This post is a modified excerpt from a recent TSI commentary.
The following table shows the amount of monetary inflation in a number of different countries/regions. Specifically, the table shows the amount by which the money supplies of Australia, China, the Euro-Zone (EZ), Hong Kong, Japan, the UK and the US have grown over the past year, the past 2 years and the past 4 years. In those cases where it was easy for me to do the calculation I’ve used TMS (True Money Supply) as the monetary aggregate, but in other cases I’ve used M1 or M2. In China’s case I show results for both M1 and M2, because due to the lack of detail provided by the People’s Bank of China I’m not sure which of these measures is closest to TMS.

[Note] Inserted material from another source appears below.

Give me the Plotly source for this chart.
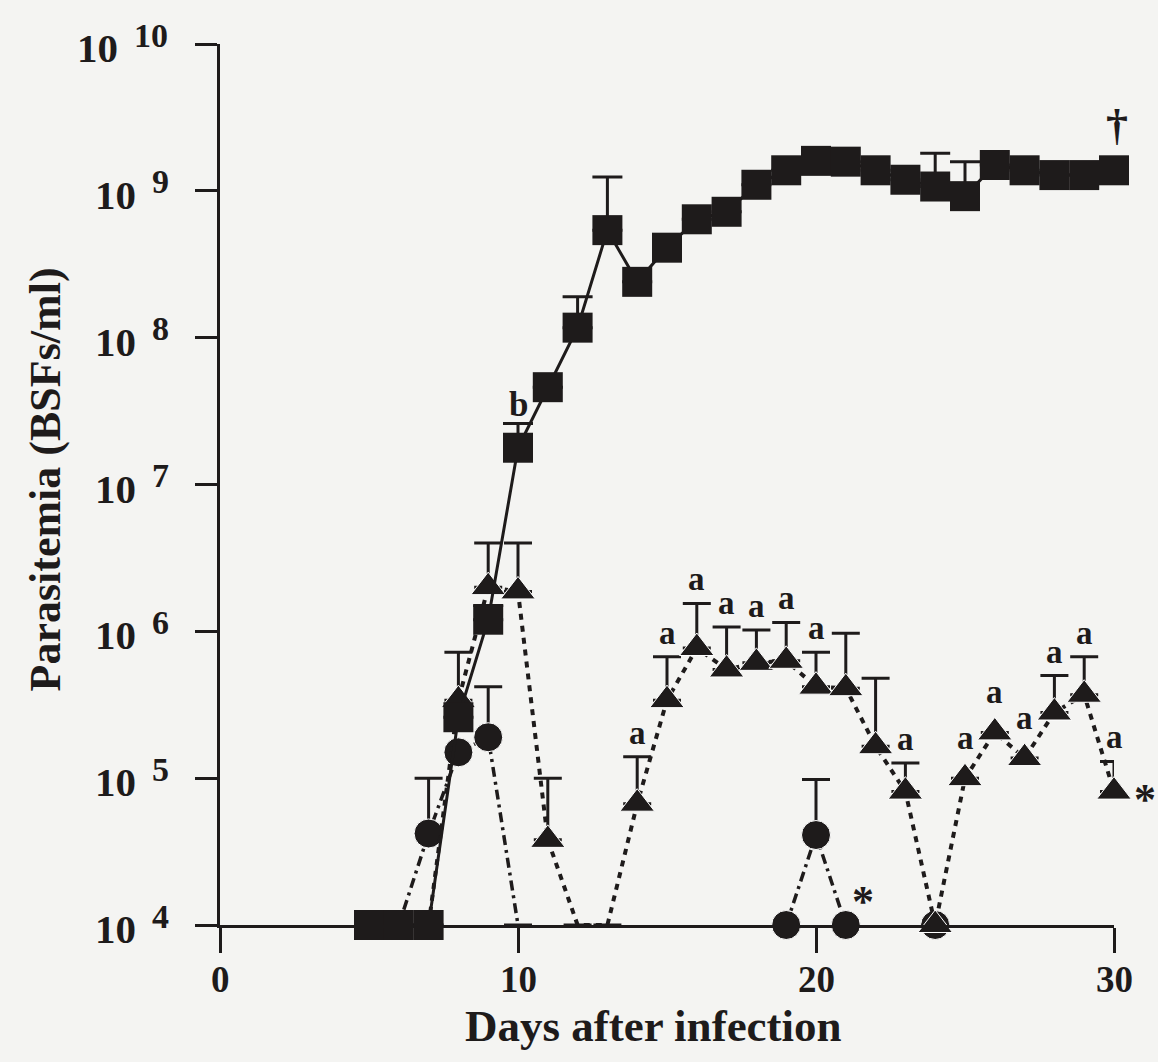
import math
import plotly.graph_objects as go

# ---------------- data ----------------
days = list(range(5, 31))

# closed squares (solid line)
square_vals = [1e4, 1e4, 1e4, 2.6e5, 1.2e6, 1.78e7, 4.6e7, 1.17e8, 5.4e8, 2.4e8,
               4.1e8, 6.4e8, 7.2e8, 1.1e9, 1.38e9, 1.6e9, 1.58e9, 1.38e9, 1.19e9,
               1.07e9, 9.2e8, 1.5e9, 1.38e9, 1.28e9, 1.28e9, 1.38e9]
square_upper = {9: 1.5e6, 10: 2.6e7, 12: 1.9e8, 13: 1.24e9, 24: 1.8e9, 25: 1.58e9}

# closed triangles (dotted line)
tri_vals = [1e4, 1e4, 1e4, 3.4e5, 2.0e6, 1.87e6, 3.8e4, 1e4, 1e4, 6.7e4,
            3.4e5, 7.7e5, 5.5e5, 6.1e5, 6.3e5, 4.2e5, 4.1e5, 1.65e5, 8.1e4,
            1e4, 1.0e5, 2.05e5, 1.37e5, 2.8e5, 3.7e5, 8.1e4]
tri_hidden = {5, 6, 7, 12, 13}
tri_upper = {8: 7.2e5, 9: 4.0e6, 10: 4.0e6, 11: 1.0e5, 14: 1.4e5, 15: 6.7e5,
             16: 1.55e6, 17: 1.07e6, 18: 1.02e6, 19: 1.15e6, 20: 7.2e5,
             21: 9.7e5, 22: 4.8e5, 23: 1.27e5, 28: 5.0e5, 29: 6.7e5, 30: 1.3e5}
sig_a_days = [14, 15, 16, 17, 18, 19, 20, 23, 25, 26, 27, 28, 29, 30]

# closed circles (dash-dot line)
circle_days = list(range(5, 25))
circle_vals = [1e4, 1e4, 4.2e4, 1.5e5, 1.9e5, 1e4, None, None, None, None,
               None, None, None, None, 1e4, 4.1e4, 1e4, None, None, 1e4]
circle_shown = {7, 8, 9, 19, 20, 21, 24}
circle_upper = {7: 1.0e5, 9: 4.2e5, 20: 9.8e4}

x_ticks = [0, 10, 20, 30]
y_decades = [4, 5, 6, 7, 8, 9, 10]

# ---------------- style ----------------
INK = "#1e1b1b"
BG = "#f4f4f2"
FONT = "Liberation Serif"
NAN = float("nan")


def err_plus(xs, vals, upper):
    out = []
    for d, v in zip(xs, vals):
        if d in upper and v is not None:
            out.append(upper[d] - v)
        else:
            out.append(NAN)
    return out


fig = go.Figure()

# circles
fig.add_trace(go.Scatter(
    x=circle_days, y=circle_vals, mode="lines+markers",
    line=dict(color=INK, width=3.5, dash="10px,5px,3px,5px"),
    marker=dict(symbol="circle", color=INK, opacity=1,
                size=[29 if d in circle_shown else 0 for d in circle_days]),
    error_y=dict(type="data", symmetric=False,
                 array=err_plus(circle_days, circle_vals, circle_upper),
                 arrayminus=[0] * len(circle_days),
                 color=INK, thickness=3, width=14),
    connectgaps=False, cliponaxis=False, showlegend=False,
))

# triangles
fig.add_trace(go.Scatter(
    x=days, y=tri_vals, mode="lines+markers",
    line=dict(color=INK, width=4, dash="6px,6px"),
    marker=dict(symbol="triangle-up", color=INK, opacity=1,
                size=[0 if d in tri_hidden else 30 for d in days]),
    error_y=dict(type="data", symmetric=False,
                 array=err_plus(days, tri_vals, tri_upper),
                 arrayminus=[0] * len(days),
                 color=INK, thickness=3, width=14),
    cliponaxis=False, showlegend=False,
))

# squares
fig.add_trace(go.Scatter(
    x=days, y=square_vals, mode="lines+markers",
    line=dict(color=INK, width=3),
    marker=dict(symbol="square", color=INK, size=30, opacity=1),
    error_y=dict(type="data", symmetric=False,
                 array=err_plus(days, square_vals, square_upper),
                 arrayminus=[0] * len(days),
                 color=INK, thickness=3, width=15),
    cliponaxis=False, showlegend=False,
))

annotations = []

# y tick labels: "10" with exponent
for e in y_decades:
    n = len(str(e))
    exp_left = 150 - 18 * (n - 1)
    base_right = exp_left - 12
    annotations.append(dict(
        x=0, xref="paper", xanchor="right", xshift=base_right - 220,
        y=e, yref="y", yanchor="middle", yshift=-4,
        text="<b>10</b>", showarrow=False,
        font=dict(family=FONT, size=41, color=INK)))
    annotations.append(dict(
        x=0, xref="paper", xanchor="left", xshift=exp_left - 220,
        y=e, yref="y", yanchor="middle", yshift=9,
        text="<b>%d</b>" % e, showarrow=False,
        font=dict(family=FONT, size=34, color=INK)))

# x tick labels
for t in x_ticks:
    annotations.append(dict(
        x=t, xref="x", y=-(979 - 925) / 881, yref="paper",
        xanchor="center", yanchor="middle", showarrow=False,
        text="<b>%d</b>" % t,
        font=dict(family=FONT, size=37, color=INK)))

# significance letters "a" above triangles
tri_map = dict(zip(days, tri_vals))
for d in sig_a_days:
    if d in tri_upper:
        top = tri_upper[d]
        shift = 4
    else:
        top = tri_map[d]
        shift = 20
    annotations.append(dict(
        x=d, y=math.log10(top), xref="x", yref="y",
        yanchor="bottom", yshift=shift, text="<b>a</b>", showarrow=False,
        font=dict(family=FONT, size=33, color=INK)))

# "b" above square day 10
annotations.append(dict(
    x=10, y=math.log10(square_upper[10]), xref="x", yref="y",
    yanchor="bottom", yshift=-2, text="<b>b</b>", showarrow=False,
    font=dict(family=FONT, size=35, color=INK)))

# dagger above last square
sq_map = dict(zip(days, square_vals))
annotations.append(dict(
    x=30, y=math.log10(sq_map[30]), xref="x", yref="y",
    yanchor="bottom", yshift=18, xshift=3, text="<b>†</b>", showarrow=False,
    font=dict(family=FONT, size=44, color=INK)))

# asterisks
annotations.append(dict(
    x=30, y=math.log10(tri_map[30]), xref="x", yref="y",
    xanchor="left", xshift=18, yshift=-8, text="<b>*</b>", showarrow=False,
    font=dict(family=FONT, size=44, color=INK)))
circ_map = dict(zip(circle_days, circle_vals))
annotations.append(dict(
    x=21, y=math.log10(circ_map[21]), xref="x", yref="y",
    xanchor="left", xshift=4, yshift=24, text="<b>*</b>", showarrow=False,
    font=dict(family=FONT, size=44, color=INK)))

# axis titles
annotations.append(dict(
    x=0.5, y=-(1026 - 925) / 881, xref="paper", yref="paper", xshift=-14,
    xanchor="center", yanchor="middle", showarrow=False,
    text="<b>Days after infection</b>",
    font=dict(family=FONT, size=45, color=INK)))
annotations.append(dict(
    x=(45 - 220) / 894, y=0.5, xref="paper", yref="paper", yshift=5,
    xanchor="center", yanchor="middle", textangle=-90, showarrow=False,
    text="<b>Parasitemia (BSFs/ml)</b>",
    font=dict(family=FONT, size=44, color=INK)))

fig.update_layout(
    width=1158, height=1062,
    margin=dict(l=220, r=44, t=44, b=137),
    paper_bgcolor=BG, plot_bgcolor=BG,
    font=dict(family=FONT, color=INK),
    annotations=annotations,
)

fig.update_xaxes(
    range=[0, 30], tickmode="array", tickvals=x_ticks,
    showticklabels=False,
    ticks="outside", ticklen=25, tickwidth=3, tickcolor=INK,
    showline=True, linewidth=3, linecolor=INK,
    showgrid=False, zeroline=False,
)
fig.update_yaxes(
    type="log", range=[4, 10], tick0=0, dtick=1,
    ticks="outside", ticklen=22, tickwidth=3, tickcolor=INK,
    showticklabels=False,
    showline=True, linewidth=3, linecolor=INK,
    showgrid=False, zeroline=False,
)

fig.write_html("out.html")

Country / Region | Money Supply Aggregate | 1-Year % Growth | 2-Year % Growth | 4-Year % Growth |
Australia | TMS | 13.2 | 26.9 | 44.4 |
China | M1 | 2.9 | 8.4 | 26.7 |
China | M2 | 9.9 | 23.1 | 68.2 |
Euro-Zone | TMS | 12.2 | 18.4 | 30.6 |
Hong Kong | M2 | 8.3 | 22.2 | 54.1 |
Japan | M2 | 3.6 | 7.1 | 13.4 |
UK | TMS | 5.2 | 11.6 | 22.3 |
US | TMS | 7.7 | 16.2 | 47.2 |
Here’s some information that can be gleaned from the above table:
1) Japan continues to have a relatively slow rate of monetary inflation, despite popular opinion to the contrary. In particular, although it has now been 2 years since the BOJ began to implement the greatest QE program in world history, over the past 2 years Japan’s money supply has only increased by 7.1%. This compares to 2-year increases of 16.4% for the US, 18.2% for Europe and 26.9% for Australia. How much longer will the general perception of what’s happening in Japan diverge from the reality of what’s happening in Japan?
2) The rate of monetary inflation in the EZ is accelerating relative to the rates of monetary inflation elsewhere. That’s why the table reveals that the 12-month rate of inflation in the EZ is now second-only to that of Australia. Furthermore, if the table showed growth figures for the past 6 months it would reveal that the EZ is now leading by a wide margin in the race to inflate (a.k.a. the race to the bottom).
3) Although its M2 money supply is still growing at close to 10%/year, there has been a significant tightening of China’s monetary conditions over the past 18 months. This is — at least in part — both a cause and an effect of the deflation of the country’s property bubble. It seems that in a command economy where non-performing loans never have to be recognised as such, it is possible for a massive credit-fueled investment bubble to deflate gradually.
4) The supply of Hong Kong dollars has increased by 54% over the past 4 years. This monetary inflation and the mimicking of US interest-rate policy, both of which are required to maintain the HK$-US$ peg, explain Hong Kong’s real estate bubble and high cost of living. The HK$-US$ peg hasn’t made sense for a long time and has become the main cause of a huge inflation problem in Hong Kong.
5) Considering the relatively fast pace of Australia’s money-supply growth and the A$’s resulting over-valuation, it’s remarkable that the A$’s exchange rate stayed so high for so long. The reason it didn’t buckle sooner is that the commodity price trend tends to overwhelm all other influences on the A$’s trend. This is illustrated by the following chart of the A$ and the Continuous Commodity Index Fund (GCC). An implication is that almost regardless of its inflation rate, the A$ will turn higher at around the same time as the general commodity price trend turns higher, which, by the way, probably just happened or will happen within the next few months.